#### [Written instruction]
Pictures stay out of this copy, which runs from the first line of the material through the line containing "import pandas as pd".

#### [Information supplied]
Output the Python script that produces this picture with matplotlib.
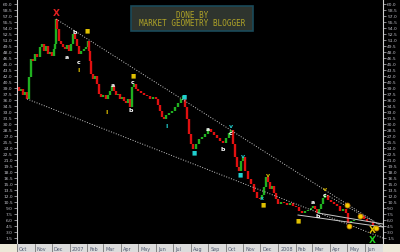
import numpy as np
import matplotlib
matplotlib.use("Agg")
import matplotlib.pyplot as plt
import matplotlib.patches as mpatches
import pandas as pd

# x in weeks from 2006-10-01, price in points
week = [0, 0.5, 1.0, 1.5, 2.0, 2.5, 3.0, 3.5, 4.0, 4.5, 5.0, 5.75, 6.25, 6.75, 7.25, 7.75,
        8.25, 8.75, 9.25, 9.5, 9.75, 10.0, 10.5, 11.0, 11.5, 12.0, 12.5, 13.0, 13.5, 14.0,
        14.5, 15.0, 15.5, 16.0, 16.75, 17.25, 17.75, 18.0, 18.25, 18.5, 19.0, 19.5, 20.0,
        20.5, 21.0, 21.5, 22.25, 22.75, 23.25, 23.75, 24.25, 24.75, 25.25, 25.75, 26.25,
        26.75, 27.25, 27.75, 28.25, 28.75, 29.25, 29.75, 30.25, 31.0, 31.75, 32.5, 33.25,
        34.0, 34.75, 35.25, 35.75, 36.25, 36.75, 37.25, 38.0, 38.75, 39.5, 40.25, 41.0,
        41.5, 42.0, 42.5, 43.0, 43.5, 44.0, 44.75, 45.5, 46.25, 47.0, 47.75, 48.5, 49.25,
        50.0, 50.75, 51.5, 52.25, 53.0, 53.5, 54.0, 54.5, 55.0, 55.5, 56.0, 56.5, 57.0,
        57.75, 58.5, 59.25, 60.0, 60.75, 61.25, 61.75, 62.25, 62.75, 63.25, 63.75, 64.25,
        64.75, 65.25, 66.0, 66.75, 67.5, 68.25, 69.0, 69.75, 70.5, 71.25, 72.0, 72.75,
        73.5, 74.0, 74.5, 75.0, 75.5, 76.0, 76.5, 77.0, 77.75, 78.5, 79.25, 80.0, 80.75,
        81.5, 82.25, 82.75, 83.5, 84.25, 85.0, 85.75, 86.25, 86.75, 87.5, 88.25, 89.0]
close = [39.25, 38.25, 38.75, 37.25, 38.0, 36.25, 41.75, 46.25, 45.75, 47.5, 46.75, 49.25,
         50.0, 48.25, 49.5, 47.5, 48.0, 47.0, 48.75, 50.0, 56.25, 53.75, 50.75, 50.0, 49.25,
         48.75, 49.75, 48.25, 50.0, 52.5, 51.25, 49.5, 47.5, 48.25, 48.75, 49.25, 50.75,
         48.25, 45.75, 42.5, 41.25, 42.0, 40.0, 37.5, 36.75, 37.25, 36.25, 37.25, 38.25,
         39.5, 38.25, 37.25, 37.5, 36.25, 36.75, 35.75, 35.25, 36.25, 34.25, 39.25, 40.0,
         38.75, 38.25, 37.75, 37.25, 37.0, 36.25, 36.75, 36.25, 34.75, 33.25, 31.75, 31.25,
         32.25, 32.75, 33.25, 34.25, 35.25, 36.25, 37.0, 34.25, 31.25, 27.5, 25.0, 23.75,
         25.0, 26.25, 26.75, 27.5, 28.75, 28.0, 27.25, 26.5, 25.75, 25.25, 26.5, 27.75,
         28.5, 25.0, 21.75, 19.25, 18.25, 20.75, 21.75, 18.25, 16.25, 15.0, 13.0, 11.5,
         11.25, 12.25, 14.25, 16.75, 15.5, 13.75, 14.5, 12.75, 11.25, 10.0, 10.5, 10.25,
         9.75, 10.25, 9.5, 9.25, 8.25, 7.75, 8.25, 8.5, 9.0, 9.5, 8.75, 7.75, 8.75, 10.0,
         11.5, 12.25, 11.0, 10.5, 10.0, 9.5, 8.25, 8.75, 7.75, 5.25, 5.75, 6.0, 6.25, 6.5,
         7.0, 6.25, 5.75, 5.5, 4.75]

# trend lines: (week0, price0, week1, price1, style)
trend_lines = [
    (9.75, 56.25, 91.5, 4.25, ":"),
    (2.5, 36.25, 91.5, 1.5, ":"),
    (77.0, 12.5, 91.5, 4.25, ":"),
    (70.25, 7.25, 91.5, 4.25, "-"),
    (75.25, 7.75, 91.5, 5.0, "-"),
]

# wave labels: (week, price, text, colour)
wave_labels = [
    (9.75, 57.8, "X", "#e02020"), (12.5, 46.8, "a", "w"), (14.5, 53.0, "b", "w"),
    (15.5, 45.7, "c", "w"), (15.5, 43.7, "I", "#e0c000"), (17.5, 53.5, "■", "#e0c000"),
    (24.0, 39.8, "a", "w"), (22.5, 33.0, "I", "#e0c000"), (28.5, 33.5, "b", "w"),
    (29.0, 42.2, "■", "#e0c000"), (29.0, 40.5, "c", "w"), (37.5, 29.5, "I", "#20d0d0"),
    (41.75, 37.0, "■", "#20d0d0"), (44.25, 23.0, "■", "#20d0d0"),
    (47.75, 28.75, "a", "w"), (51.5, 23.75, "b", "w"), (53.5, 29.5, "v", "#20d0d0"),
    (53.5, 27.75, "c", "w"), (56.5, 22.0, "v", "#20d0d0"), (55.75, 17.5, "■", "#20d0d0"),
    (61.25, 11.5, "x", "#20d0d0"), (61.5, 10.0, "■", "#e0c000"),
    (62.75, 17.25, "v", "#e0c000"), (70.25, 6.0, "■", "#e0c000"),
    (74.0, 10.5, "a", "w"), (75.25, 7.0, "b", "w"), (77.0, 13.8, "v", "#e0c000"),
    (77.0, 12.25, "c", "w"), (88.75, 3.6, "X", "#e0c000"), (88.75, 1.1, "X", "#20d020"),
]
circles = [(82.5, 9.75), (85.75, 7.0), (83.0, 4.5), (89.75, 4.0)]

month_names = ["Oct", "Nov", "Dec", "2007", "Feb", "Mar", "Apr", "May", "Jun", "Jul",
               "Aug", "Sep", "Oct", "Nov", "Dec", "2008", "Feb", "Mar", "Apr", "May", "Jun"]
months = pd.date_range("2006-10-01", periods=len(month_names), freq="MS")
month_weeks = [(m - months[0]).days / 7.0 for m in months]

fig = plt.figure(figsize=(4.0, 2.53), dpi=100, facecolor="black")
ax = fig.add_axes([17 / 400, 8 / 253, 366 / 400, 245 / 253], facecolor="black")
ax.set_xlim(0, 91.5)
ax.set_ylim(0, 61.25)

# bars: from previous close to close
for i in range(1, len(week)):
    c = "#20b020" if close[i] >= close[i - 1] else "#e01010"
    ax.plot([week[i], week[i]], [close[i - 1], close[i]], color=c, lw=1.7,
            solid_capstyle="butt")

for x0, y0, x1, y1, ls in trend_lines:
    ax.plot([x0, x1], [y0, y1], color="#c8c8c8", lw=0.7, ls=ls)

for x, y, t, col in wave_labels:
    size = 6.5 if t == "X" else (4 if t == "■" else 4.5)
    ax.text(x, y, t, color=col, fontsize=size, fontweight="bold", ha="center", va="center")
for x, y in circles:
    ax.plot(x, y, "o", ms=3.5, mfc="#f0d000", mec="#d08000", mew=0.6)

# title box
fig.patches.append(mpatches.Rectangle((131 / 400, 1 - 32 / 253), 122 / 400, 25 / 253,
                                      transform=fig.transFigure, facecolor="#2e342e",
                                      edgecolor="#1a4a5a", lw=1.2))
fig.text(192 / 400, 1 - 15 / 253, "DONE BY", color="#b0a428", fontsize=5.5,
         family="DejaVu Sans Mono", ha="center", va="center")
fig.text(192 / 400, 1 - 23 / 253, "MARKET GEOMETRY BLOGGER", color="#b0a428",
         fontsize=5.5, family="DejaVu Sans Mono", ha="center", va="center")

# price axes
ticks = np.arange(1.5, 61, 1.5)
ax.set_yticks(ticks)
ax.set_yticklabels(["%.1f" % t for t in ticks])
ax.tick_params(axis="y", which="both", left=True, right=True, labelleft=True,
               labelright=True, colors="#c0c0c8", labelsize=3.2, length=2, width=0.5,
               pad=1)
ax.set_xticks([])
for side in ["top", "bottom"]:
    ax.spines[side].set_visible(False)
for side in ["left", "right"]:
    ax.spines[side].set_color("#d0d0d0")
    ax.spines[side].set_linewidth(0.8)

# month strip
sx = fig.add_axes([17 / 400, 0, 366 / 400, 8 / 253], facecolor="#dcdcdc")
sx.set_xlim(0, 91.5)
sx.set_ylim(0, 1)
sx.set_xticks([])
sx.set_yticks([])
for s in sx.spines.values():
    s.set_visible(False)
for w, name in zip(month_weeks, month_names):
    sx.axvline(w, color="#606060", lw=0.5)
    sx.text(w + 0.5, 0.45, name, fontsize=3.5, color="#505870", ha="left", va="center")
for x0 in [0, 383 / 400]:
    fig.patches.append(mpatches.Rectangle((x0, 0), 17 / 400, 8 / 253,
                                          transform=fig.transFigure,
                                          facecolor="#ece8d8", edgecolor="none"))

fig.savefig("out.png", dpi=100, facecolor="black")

#### [Response to this task]
Output the Python script that produces this picture with matplotlib.
import numpy as np
import matplotlib
matplotlib.use("Agg")
import matplotlib.pyplot as plt
import matplotlib.patches as mpatches
import pandas as pd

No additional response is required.